THERESA FLANIGAN - Women’s Speech in the Tornabuoni Chapel (pp. 205–230)
Women’s Speech in the Tornabuoni Chapel
This article examines women’s speech in the Renaissance as it is represented in the frescoes painted by Domenico Ghirlandaio between 1486 and 1490 in the Tornabuoni Family Chapel in the Dominican church of Santa Maria Novella in Florence. It is argued that the upper-class Florentine women who appear in these frescoes perform as exemplars of desired female speech behavior. The representation of speech in these frescoes is considered relative to Florentine notions about speech found in texts by one of the most influential men in Renaissance Florence, the Dominican Archbishop of Florence Antonino Pierozzi (1389–1459, archbishop 1446–1459, later canonized as St Antoninus). These texts include chapters in Antoninus’s Summa theologica (c. 1440–1454) on ‘Speech and its Multiple Vices’ and ‘On the Diverse Vices of Women, Alphabetized’, which address the negative aspects of speech. Also considered are the recommendations for self-regulation of women’s speech in the Opera a ben vivere, written by Antoninus in c. 1454 for Dianora and Lucrezia Tornabuoni, both of whom may be represented in the Tornabuoni Chapel frescoes. In particular, this text stresses the sins of idle talk (i.e. gossip and tale-telling) and talking too much, two negative types of speech that were (and still often are) associated with women. In addition to the authoritative male voice of Antoninus, women’s speech in the Tornabuoni frescoes is interpreted in relation the Storie Sacre written by Lucrezia Tornabuoni in the 1460s or 1470s, which provide some alternative types of profitable speech for women, other than what is recommended by Antoninus and modeled in the frescoes.
STEFANIA PASTI - Committenza e iconografia nella Pala Fugger di Giulio Romano (pp. 231–257)

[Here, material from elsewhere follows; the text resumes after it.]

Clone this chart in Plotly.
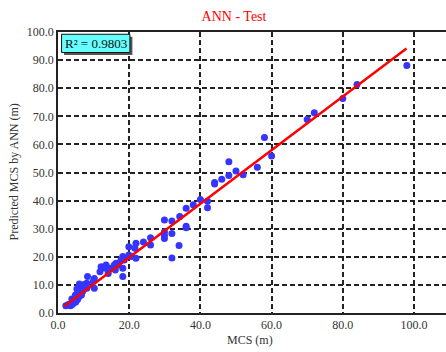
import plotly.graph_objects as go

# Observed MCS (m) vs ANN-predicted MCS (m), test set
mcs_obs = [2.2, 2.8, 3.2, 3.5, 3.8, 4.0, 4.2, 4.4, 4.6, 4.8, 5.0, 5.2, 5.4, 5.5, 5.6,
           5.8, 6.0, 6.1, 6.3, 6.4, 6.6, 6.8, 7.0, 7.2, 7.5, 4.9, 3.9, 5.3, 6.0,
           8.3, 8.1, 8.1, 10.2, 9.9, 10.2, 12.1, 11.8, 13.5, 13.3, 14.4, 14.1, 15.8,
           16.1, 16.3, 16.8, 18.2, 18.2, 18.2, 17.7, 18.6, 19.9, 20.5, 19.9, 21.9,
           21.6, 21.9, 24.0, 26.0, 26.0, 29.9, 29.9, 29.9, 29.9, 32.0, 32.0, 32.0,
           34.0, 34.2, 36.0, 36.0, 36.0, 38.0, 40.0, 42.0, 42.0, 44.0, 44.0, 46.0,
           48.0, 48.0, 50.0, 52.0, 56.0, 58.0, 60.0, 70.0, 72.0, 80.0, 84.0, 98.0]
mcs_ann = [2.6, 2.9, 3.1, 2.6, 3.5, 3.0, 4.2, 3.6, 5.0, 4.4, 3.9, 5.6, 6.6, 4.8, 7.6,
           8.4, 5.9, 7.0, 8.6, 9.6, 6.4, 9.1, 7.8, 9.9, 10.2, 6.4, 5.0, 8.5, 10.3,
           13.0, 10.6, 8.8, 12.3, 11.2, 8.8, 16.5, 14.7, 17.1, 15.9, 15.9, 14.1, 17.1,
           15.3, 17.7, 17.1, 15.9, 13.0, 20.1, 18.9, 18.9, 20.6, 20.1, 23.6, 24.8,
           23.0, 19.5, 25.3, 26.8, 24.2, 33.1, 28.8, 27.6, 26.5, 32.7, 28.3, 19.6,
           24.0, 34.3, 37.3, 30.9, 30.3, 38.5, 40.4, 39.8, 37.5, 46.4, 45.9, 47.6,
           48.9, 53.8, 50.5, 49.2, 51.9, 62.5, 55.9, 68.9, 71.3, 76.3, 81.3, 88.1]

# Trend line end points
fit_x = [1.8, 97.9]
fit_y = [2.4, 94.1]

r2_text = "R² = 0.9803"
x_ticks = [0, 20, 40, 60, 80, 100]
y_ticks = [0, 10, 20, 30, 40, 50, 60, 70, 80, 90, 100]

SERIF = "Liberation Serif, Times New Roman, serif"
GRID = dict(showgrid=True, gridcolor="#222222", gridwidth=1.5, griddash="5px,3px")

fig = go.Figure()
fig.add_trace(go.Scatter(x=mcs_obs, y=mcs_ann, mode="markers",
                         marker=dict(color="#3535ff", size=7, line=dict(width=0)),
                         showlegend=False, hoverinfo="skip"))
fig.add_trace(go.Scatter(x=fit_x, y=fit_y, mode="lines",
                         line=dict(color="#ff0000", width=2.5),
                         showlegend=False, hoverinfo="skip"))

fig.update_layout(
    width=446, height=352,
    margin=dict(l=58, r=0, t=32, b=39),
    paper_bgcolor="white", plot_bgcolor="white",
    font=dict(family=SERIF, color="#333333"),
    title=dict(text="ANN - Test", font=dict(family=SERIF, size=14, color="#ff0000"),
               xref="container", x=234 / 446, xanchor="center",
               yref="container", y=1 - 16 / 352, yanchor="middle"),
    xaxis=dict(range=[0, 109], tickvals=x_ticks, tickformat=".1f",
               tickfont=dict(family=SERIF, size=12, color="#333333"),
               showline=True, linecolor="#222222", linewidth=1.5, mirror=True,
               zeroline=False, ticks="", automargin=False, **GRID),
    yaxis=dict(range=[0, 100], tickvals=y_ticks, tickformat=".1f",
               tickfont=dict(family=SERIF, size=12, color="#333333"),
               showline=True, linecolor="#222222", linewidth=1.5, mirror=False,
               zeroline=False, ticks="", automargin=False, **GRID),
    shapes=[
        dict(type="rect", xref="x", yref="y", x0=1.7, x1=20.9, y0=91.8, y1=98.3,
             fillcolor="#555555", line=dict(width=0), layer="above"),
        dict(type="rect", xref="x", yref="y", x0=1.0, x1=20.2, y0=92.7, y1=99.2,
             fillcolor="#66ffff", line=dict(color="#111111", width=1), layer="above"),
    ],
    annotations=[
        dict(text=r2_text, xref="x", yref="y", x=10.6, y=95.95, showarrow=False,
             xanchor="center", yanchor="middle",
             font=dict(family=SERIF, size=13, color="#111111")),
        dict(text="MCS (m)", xref="paper", yref="paper", x=(250 - 58) / 388,
             y=-(340 - 312.7) / 281, showarrow=False, xanchor="center", yanchor="middle",
             font=dict(family=SERIF, size=12, color="#333333")),
        dict(text="Predicted MCS by ANN (m)", xref="paper", yref="paper",
             x=(13 - 58) / 388, y=0.5, textangle=-90, showarrow=False,
             xanchor="center", yanchor="middle",
             font=dict(family=SERIF, size=12, color="#333333")),
    ],
)

fig.write_html("out.html", config={"displayModeBar": False},
               post_script="document.body.style.margin='0';document.body.style.padding='0';")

The Commission and Iconography in Pala Fugger by Giulio Romano
This essay on Giulio Romano’s altarpiece in the Roman church of Santa Maria dell’Anima, has a double aim. The first one is to demonstrate, through a careful reading of the German literature and documents on the Fugger family, that the painting was not commissioned, as it has always been said, by the wealthy banker Jakob Fugger der Reich, who had never been to Rome, but by his nephew Anton Fugger, who was responsible for all the family business in Rome (the Papal Mint first of all) between 1517 and 1524. The second point is the analysis of the motif of a hen with chicks and an old woman with a spindle, in literature and in visual arts, from late Antiquity up to the Renaissance. The author demonstrates that both motifs are strictly related to the Fugger family and their home town of Augsburg, and that in Giulio Romano’s painting they bear a hidden message on the Fuggers’ Christian piety and protection of the weak. A majority of comparative material used in the paper is either unknown, or even totally unpublished, as, for example, the poem Gallina, written around 1515 by the scholar from the Fugger circle, Alardus Amstelredamus.

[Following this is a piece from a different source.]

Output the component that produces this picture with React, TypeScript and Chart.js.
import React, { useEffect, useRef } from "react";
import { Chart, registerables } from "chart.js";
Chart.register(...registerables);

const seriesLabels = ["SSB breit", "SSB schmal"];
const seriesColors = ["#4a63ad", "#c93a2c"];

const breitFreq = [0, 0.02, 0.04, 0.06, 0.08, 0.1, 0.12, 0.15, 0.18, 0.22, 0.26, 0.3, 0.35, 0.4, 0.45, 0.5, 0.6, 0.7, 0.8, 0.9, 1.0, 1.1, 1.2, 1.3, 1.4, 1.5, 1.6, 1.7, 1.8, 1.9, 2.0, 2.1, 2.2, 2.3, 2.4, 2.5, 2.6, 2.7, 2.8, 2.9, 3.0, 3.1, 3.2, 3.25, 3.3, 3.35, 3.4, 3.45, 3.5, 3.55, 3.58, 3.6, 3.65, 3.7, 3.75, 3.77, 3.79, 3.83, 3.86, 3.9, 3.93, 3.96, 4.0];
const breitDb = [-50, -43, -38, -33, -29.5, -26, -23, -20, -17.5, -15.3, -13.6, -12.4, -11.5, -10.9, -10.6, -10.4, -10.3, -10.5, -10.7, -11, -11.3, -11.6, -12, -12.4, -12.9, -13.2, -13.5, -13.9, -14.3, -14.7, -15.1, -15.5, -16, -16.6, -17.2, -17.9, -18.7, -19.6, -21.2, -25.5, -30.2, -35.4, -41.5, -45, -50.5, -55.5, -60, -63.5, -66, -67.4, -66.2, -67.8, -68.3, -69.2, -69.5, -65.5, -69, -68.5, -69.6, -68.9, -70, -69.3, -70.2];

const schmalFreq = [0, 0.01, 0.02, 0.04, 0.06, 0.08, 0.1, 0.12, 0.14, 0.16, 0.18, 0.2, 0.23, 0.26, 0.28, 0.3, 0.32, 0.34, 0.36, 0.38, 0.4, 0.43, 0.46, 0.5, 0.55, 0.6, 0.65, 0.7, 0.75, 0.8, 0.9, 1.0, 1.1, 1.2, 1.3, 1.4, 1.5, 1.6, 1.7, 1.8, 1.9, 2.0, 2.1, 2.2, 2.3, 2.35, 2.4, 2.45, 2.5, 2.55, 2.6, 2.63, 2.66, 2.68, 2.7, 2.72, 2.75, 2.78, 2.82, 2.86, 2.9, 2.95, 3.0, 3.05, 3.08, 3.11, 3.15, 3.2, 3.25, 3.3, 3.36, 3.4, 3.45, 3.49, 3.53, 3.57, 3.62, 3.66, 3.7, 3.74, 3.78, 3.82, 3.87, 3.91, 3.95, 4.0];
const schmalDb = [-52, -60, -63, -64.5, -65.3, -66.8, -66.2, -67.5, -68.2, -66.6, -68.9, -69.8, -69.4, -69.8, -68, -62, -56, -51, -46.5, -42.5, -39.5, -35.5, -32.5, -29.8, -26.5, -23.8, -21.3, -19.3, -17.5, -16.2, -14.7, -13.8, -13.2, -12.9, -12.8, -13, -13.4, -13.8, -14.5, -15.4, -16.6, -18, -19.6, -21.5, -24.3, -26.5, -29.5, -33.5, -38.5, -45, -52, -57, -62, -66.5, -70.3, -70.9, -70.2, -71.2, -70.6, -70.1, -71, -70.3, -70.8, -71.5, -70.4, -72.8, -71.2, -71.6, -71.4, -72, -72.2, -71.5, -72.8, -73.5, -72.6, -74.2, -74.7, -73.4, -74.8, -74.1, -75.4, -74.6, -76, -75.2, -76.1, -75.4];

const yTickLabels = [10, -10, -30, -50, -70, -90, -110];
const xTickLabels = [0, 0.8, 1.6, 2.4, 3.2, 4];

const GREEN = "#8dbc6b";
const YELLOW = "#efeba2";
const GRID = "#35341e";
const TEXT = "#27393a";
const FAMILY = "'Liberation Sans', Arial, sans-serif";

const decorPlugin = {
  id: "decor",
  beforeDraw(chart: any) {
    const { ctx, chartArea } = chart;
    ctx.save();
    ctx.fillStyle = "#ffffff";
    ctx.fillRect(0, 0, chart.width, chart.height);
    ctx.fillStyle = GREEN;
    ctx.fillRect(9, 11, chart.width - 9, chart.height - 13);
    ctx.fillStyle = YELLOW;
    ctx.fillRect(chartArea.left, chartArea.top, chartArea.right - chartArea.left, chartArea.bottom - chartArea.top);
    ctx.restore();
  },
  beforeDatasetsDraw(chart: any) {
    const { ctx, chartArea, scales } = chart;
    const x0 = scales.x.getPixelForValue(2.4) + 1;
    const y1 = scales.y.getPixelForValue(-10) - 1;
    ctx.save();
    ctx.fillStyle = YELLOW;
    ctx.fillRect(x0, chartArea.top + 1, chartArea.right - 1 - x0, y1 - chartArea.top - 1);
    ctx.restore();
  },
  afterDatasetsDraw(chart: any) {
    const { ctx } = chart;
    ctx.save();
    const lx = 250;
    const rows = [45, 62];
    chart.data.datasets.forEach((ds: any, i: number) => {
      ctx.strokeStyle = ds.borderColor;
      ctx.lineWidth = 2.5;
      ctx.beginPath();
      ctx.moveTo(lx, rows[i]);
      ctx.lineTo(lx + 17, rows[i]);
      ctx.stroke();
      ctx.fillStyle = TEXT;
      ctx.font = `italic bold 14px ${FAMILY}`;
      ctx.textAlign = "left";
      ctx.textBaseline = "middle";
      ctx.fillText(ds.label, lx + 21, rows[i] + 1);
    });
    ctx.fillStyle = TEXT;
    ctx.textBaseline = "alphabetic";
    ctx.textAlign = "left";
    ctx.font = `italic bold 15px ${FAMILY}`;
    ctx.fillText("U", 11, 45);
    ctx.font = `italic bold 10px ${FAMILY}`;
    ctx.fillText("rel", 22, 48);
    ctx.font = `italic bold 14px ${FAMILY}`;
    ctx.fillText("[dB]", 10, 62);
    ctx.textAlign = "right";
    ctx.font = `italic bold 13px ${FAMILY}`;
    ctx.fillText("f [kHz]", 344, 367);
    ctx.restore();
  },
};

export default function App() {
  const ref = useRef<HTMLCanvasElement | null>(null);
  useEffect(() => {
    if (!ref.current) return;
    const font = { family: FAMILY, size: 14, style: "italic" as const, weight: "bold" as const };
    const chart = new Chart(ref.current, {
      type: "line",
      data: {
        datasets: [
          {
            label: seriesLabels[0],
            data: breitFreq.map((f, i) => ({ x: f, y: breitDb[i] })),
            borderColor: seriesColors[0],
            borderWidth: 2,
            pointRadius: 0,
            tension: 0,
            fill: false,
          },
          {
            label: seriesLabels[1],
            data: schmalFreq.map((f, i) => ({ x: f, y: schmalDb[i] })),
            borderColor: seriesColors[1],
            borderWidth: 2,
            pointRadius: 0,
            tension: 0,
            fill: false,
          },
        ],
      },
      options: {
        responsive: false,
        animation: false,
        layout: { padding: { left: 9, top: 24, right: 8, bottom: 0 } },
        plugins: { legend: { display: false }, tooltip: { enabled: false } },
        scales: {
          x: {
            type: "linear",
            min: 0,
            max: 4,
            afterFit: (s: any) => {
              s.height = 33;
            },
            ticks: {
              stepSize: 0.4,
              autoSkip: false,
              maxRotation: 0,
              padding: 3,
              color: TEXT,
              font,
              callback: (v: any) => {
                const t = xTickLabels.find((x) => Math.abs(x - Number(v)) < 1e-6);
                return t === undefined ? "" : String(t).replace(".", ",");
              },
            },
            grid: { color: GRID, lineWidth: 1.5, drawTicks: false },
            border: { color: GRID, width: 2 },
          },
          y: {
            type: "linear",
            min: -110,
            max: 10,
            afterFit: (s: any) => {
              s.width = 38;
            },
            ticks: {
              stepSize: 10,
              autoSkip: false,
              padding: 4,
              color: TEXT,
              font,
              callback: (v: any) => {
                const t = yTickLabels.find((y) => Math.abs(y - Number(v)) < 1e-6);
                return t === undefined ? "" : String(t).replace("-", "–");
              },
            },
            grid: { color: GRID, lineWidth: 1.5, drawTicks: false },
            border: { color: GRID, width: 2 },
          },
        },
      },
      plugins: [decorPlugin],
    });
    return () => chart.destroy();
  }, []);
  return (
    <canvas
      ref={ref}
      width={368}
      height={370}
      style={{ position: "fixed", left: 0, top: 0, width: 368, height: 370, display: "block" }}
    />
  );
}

MARCIN FABIAŃSKI - The Beginnings of Woodcut Portrait in Poland. The Images of King Sigismund I against their Literary Background (pp. 259–289)
The Beginnings of Woodcut Portrait in Poland. The Images of King Sigismund I against their Literary Background
The present paper discusses woodcuts representing King Sigismund I of Poland against contemporary views on literary and picture portraits. Following classical sources, the local men of letters appreciated the depiction of moral qualities in such works more than a physical likeness. Thus literary descriptions were usually believed to outdo painted or printed pictures, but a few authors admitted that a deft visual artist could render the virtues of the sitter adequately. Consequently, royal woodcuts were usually accompanied by a few verses of text which made up for their shortcomings. Two such works, so far unknown in the literature, have been introduced here to art historical studies and several others have been interpreted anew.

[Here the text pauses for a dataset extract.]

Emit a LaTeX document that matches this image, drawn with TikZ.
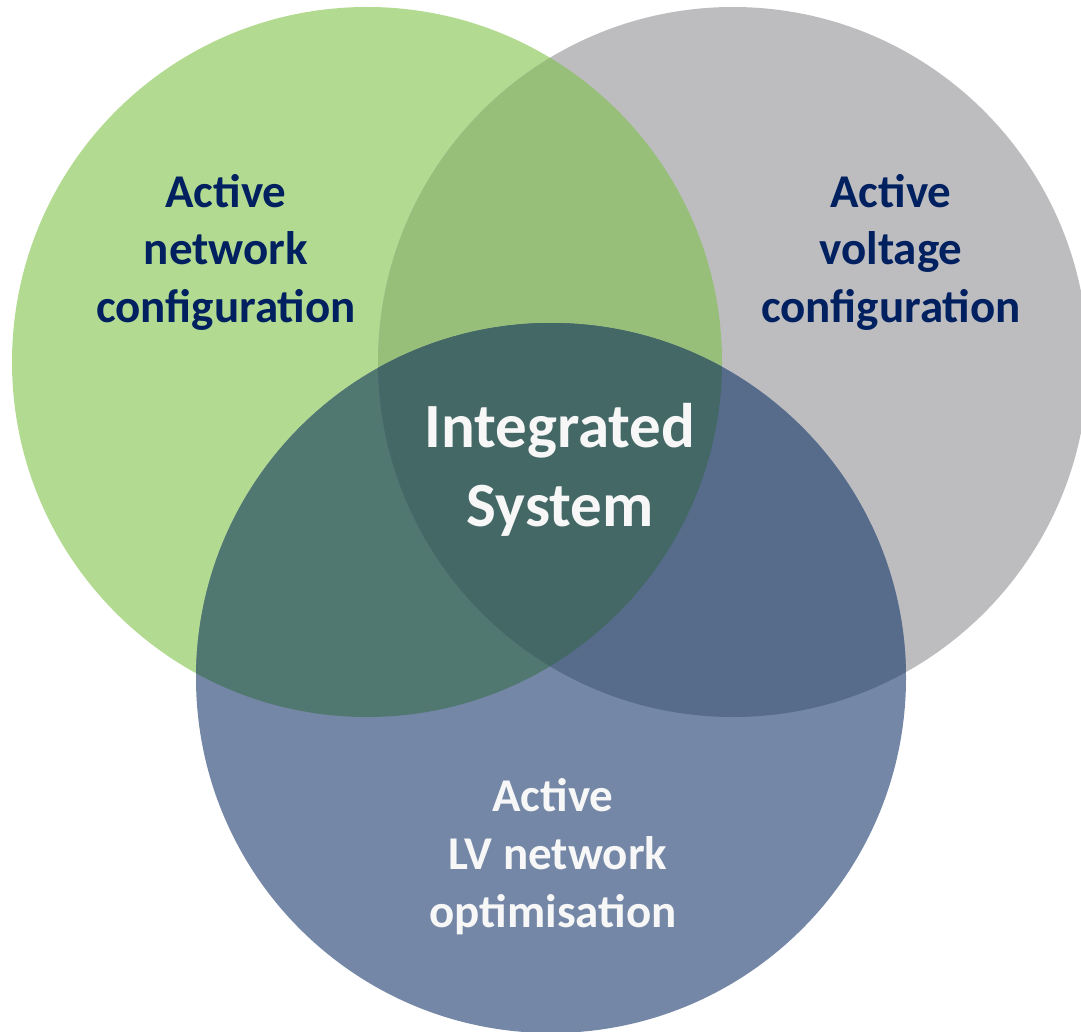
\documentclass[tikz,border=0pt]{standalone}
\usepackage{fontspec}
\setmainfont{Carlito}
\definecolor{greenset}{HTML}{B2DB91}
\definecolor{greyset}{HTML}{BDBDBF}
\definecolor{blueset}{HTML}{7487A6}
\definecolor{greengrey}{HTML}{97BF7A}
\definecolor{greenblue}{HTML}{507870}
\definecolor{greyblue}{HTML}{566C8A}
\definecolor{allsets}{HTML}{436865}
\definecolor{navytext}{HTML}{002060}
\definecolor{whitetext}{HTML}{F7F7F7}
\begin{document}
\begin{tikzpicture}[
        x = 1pt, y = -1pt,
        side/.style = {align=center, text=navytext, font=\bfseries\fontsize{47}{57.5}\selectfont},
        low/.style = {align=center, text=whitetext, font=\bfseries\fontsize{47}{58}\selectfont},
        mid/.style = {align=center, text=whitetext, font=\bfseries\fontsize{63}{79}\selectfont},
    ]
    \useasboundingbox (0,0) rectangle (1081,1032);
    \clip (0,0) rectangle (1081,1032);

    \def\greencirc{(367,362) circle [radius=355]}
    \def\greycirc{(733,362) circle [radius=355]}
    \def\bluecirc{(551,678) circle [radius=355]}

    \fill[greenset] \greencirc;
    \fill[greyset] \greycirc;
    \fill[blueset] \bluecirc;

    % overlaps
    \begin{scope}
        \clip \greencirc;
        \fill[greengrey] \greycirc;
        \fill[greenblue] \bluecirc;
    \end{scope}
    \begin{scope}
        \clip \greycirc;
        \fill[greyblue] \bluecirc;
    \end{scope}
    \begin{scope}
        \clip \greencirc;
        \clip \greycirc;
        \fill[allsets] \bluecirc;
    \end{scope}

    \node (net) [side] at (226,252) {Active\\network\\configuration};
    \node (volt) [side] at (891,252) {Active\\voltage\\configuration};
    \node (integ) [mid] at (560,470) {Integrated\\System};
    \node (lv) [low] at (553,857) {Active\\\hspace*{10pt}LV network\\optimisation};
\end{tikzpicture}
\end{document}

JAMIE MULHERRON - Raphael, Michelangelo and Heliodorus: Intermutations on the figura serpentinata (pp. 291–296)
Raphael, Michelangelo and Heliodorus: Intermutations on the figura serpentinata
Michelangelo’s previously unrecognised borrowing of Raphael’s figure of Heliodorus from the Vatican Stanze for his composition of Venus and Cupid, forces us to reconsider Raphael’s important role in the development of the figura serpentinata, and to consider Michelangelo’s ‘Raphaelism’. There was a dialectical relationship of influence between the two artists in which the borrowing of form was merely a starting point for each of them in the production of figures with many additional, and indeed at times antithetical, layers of complexity. In addition to the key borrowing of Heliodorus for Venus, the extended cluster of figures including Raphael’s figure of Ananias, from the Acts of the Apostles, and Michelangelo’s Saint Paul, from the Pauline Chapel, which stem from the same root idea, in the form of rapid sketches on two Raphael sheets now in the Ashmolean Museum, are discussed.
CHARLES BURROUGHS - Botticelli’s Stone: Giorgio Vasari, Telling Stories, and the Power of Matter (pp. 297–325)
Botticelli’s Stone: Giorgio Vasari, Telling Stories, and the Power of Matter
Against the advice of a key collaborator, Giorgio Vasari enhances his Lives of the Artists with colorful anecdotes, taking up a tradition of story-telling with deep Florentine roots. Thus Botticelli terrorized his neighbor by manhandling a great rock that was effectively, in Vasari’s telling, beyond human capacity to lift.
This paper explores the resonances of this story with ideas about the powers of stone and relates these to current thinking about the agency of material objects, whether worked or unworked. Two discursive traditions are invoked. One is the place of certain kinds of stone in the Florentine imaginary as well as in the built environment and in ritual practice; here impulses from Boccaccio’s Decameron are foregrounded. The other involves the Renaissance reception of didactic poetry, notably that of Ovid and even Lucretius, which conjoins mythological and proto-scientific in explanation especially of the origins of things. We see such literary stimuli operative in programs like those devised by Vasari for the Palazzo Vecchio; these richly suggest and to a degree illustrate the properties and powers of stone.